▸ Goal of the exercise
Write out the entire listing below exactly as it appears, minus any pictures.

---------- Supplied information

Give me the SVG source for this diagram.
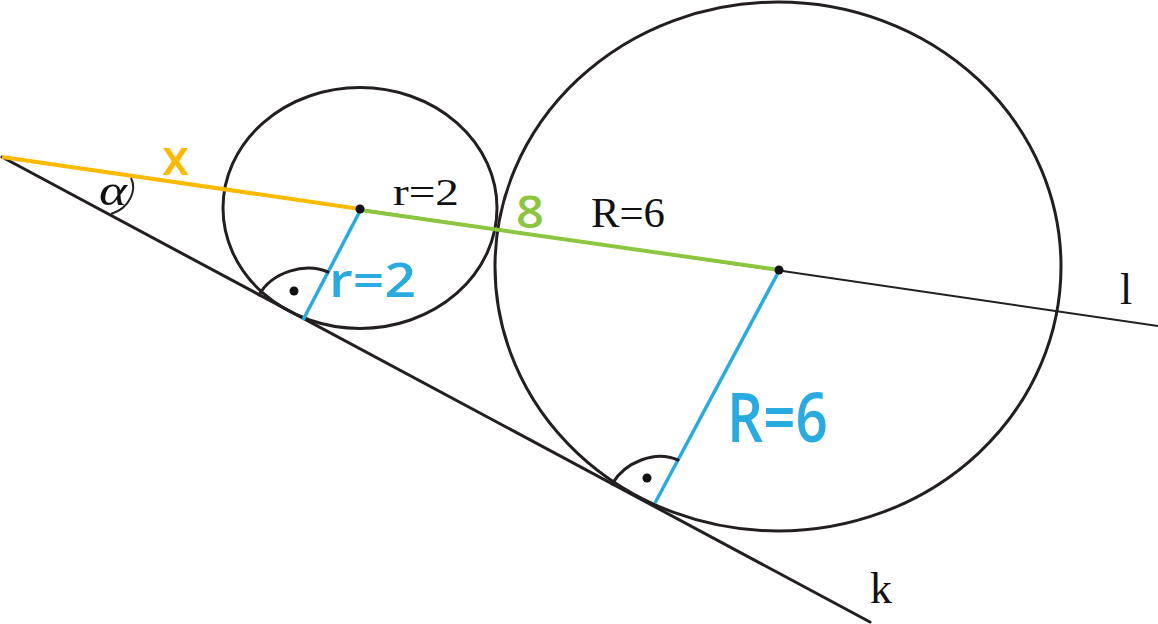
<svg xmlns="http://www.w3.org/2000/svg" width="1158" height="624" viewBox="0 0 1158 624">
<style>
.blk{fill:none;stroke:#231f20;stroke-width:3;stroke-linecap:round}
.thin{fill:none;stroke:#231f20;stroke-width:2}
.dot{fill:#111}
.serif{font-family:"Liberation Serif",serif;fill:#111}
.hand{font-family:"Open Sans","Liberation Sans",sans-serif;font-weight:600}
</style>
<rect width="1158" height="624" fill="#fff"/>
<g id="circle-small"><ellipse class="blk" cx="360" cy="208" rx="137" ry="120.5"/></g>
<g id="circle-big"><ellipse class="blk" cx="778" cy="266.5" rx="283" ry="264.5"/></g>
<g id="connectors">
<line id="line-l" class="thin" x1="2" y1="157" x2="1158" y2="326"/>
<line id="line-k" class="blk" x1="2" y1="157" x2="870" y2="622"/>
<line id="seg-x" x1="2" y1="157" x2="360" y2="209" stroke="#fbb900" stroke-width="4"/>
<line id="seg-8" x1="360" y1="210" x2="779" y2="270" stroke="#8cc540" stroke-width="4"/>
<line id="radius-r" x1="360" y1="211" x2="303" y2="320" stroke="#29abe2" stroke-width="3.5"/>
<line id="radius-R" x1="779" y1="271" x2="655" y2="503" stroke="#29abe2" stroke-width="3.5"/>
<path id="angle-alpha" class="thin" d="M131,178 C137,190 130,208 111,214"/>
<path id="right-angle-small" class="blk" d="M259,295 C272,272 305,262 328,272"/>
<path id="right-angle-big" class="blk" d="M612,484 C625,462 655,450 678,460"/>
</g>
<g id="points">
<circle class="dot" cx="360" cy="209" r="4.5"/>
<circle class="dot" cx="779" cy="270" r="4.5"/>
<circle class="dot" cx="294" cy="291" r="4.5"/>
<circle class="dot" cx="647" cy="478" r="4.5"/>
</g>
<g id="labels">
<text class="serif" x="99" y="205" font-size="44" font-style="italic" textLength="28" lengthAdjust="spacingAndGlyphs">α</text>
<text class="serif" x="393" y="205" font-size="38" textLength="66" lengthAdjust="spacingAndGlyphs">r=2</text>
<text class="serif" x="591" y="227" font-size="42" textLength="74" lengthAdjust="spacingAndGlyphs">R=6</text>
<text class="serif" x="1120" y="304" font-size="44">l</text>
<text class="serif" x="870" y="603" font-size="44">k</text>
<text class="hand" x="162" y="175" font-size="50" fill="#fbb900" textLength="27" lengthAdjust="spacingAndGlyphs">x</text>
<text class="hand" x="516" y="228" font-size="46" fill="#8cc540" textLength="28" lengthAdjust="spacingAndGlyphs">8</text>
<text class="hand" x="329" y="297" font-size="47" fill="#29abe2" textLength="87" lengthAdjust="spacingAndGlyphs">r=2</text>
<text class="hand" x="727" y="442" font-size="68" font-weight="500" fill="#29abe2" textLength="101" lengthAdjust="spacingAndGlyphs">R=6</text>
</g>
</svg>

--------------------

▸ Exercise result
Give me the SVG source for this diagram.
<svg xmlns="http://www.w3.org/2000/svg" width="1158" height="624" viewBox="0 0 1158 624">
<style>
.blk{fill:none;stroke:#231f20;stroke-width:3;stroke-linecap:round}
.thin{fill:none;stroke:#231f20;stroke-width:2}
.dot{fill:#111}
.serif{font-family:"Liberation Serif",serif;fill:#111}
.hand{font-family:"Open Sans","Liberation Sans",sans-serif;font-weight:600}
</style>
<rect width="1158" height="624" fill="#fff"/>
<g id="circle-small"><ellipse class="blk" cx="360" cy="208" rx="137" ry="120.5"/></g>
<g id="circle-big"><ellipse class="blk" cx="778" cy="266.5" rx="283" ry="264.5"/></g>
<g id="connectors">
<line id="line-l" class="thin" x1="2" y1="157" x2="1158" y2="326"/>
<line id="line-k" class="blk" x1="2" y1="157" x2="870" y2="622"/>
<line id="seg-x" x1="2" y1="157" x2="360" y2="209" stroke="#fbb900" stroke-width="4"/>
<line id="seg-8" x1="360" y1="210" x2="779" y2="270" stroke="#8cc540" stroke-width="4"/>
<line id="radius-r" x1="360" y1="211" x2="303" y2="320" stroke="#29abe2" stroke-width="3.5"/>
<line id="radius-R" x1="779" y1="271" x2="655" y2="503" stroke="#29abe2" stroke-width="3.5"/>
<path id="angle-alpha" class="thin" d="M131,178 C137,190 130,208 111,214"/>
<path id="right-angle-small" class="blk" d="M259,295 C272,272 305,262 328,272"/>
<path id="right-angle-big" class="blk" d="M612,484 C625,462 655,450 678,460"/>
</g>
<g id="points">
<circle class="dot" cx="360" cy="209" r="4.5"/>
<circle class="dot" cx="779" cy="270" r="4.5"/>
<circle class="dot" cx="294" cy="291" r="4.5"/>
<circle class="dot" cx="647" cy="478" r="4.5"/>
</g>
<g id="labels">
<text class="serif" x="99" y="205" font-size="44" font-style="italic" textLength="28" lengthAdjust="spacingAndGlyphs">α</text>
<text class="serif" x="393" y="205" font-size="38" textLength="66" lengthAdjust="spacingAndGlyphs">r=2</text>
<text class="serif" x="591" y="227" font-size="42" textLength="74" lengthAdjust="spacingAndGlyphs">R=6</text>
<text class="serif" x="1120" y="304" font-size="44">l</text>
<text class="serif" x="870" y="603" font-size="44">k</text>
<text class="hand" x="162" y="175" font-size="50" fill="#fbb900" textLength="27" lengthAdjust="spacingAndGlyphs">x</text>
<text class="hand" x="516" y="228" font-size="46" fill="#8cc540" textLength="28" lengthAdjust="spacingAndGlyphs">8</text>
<text class="hand" x="329" y="297" font-size="47" fill="#29abe2" textLength="87" lengthAdjust="spacingAndGlyphs">r=2</text>
<text class="hand" x="727" y="442" font-size="68" font-weight="500" fill="#29abe2" textLength="101" lengthAdjust="spacingAndGlyphs">R=6</text>
</g>
</svg>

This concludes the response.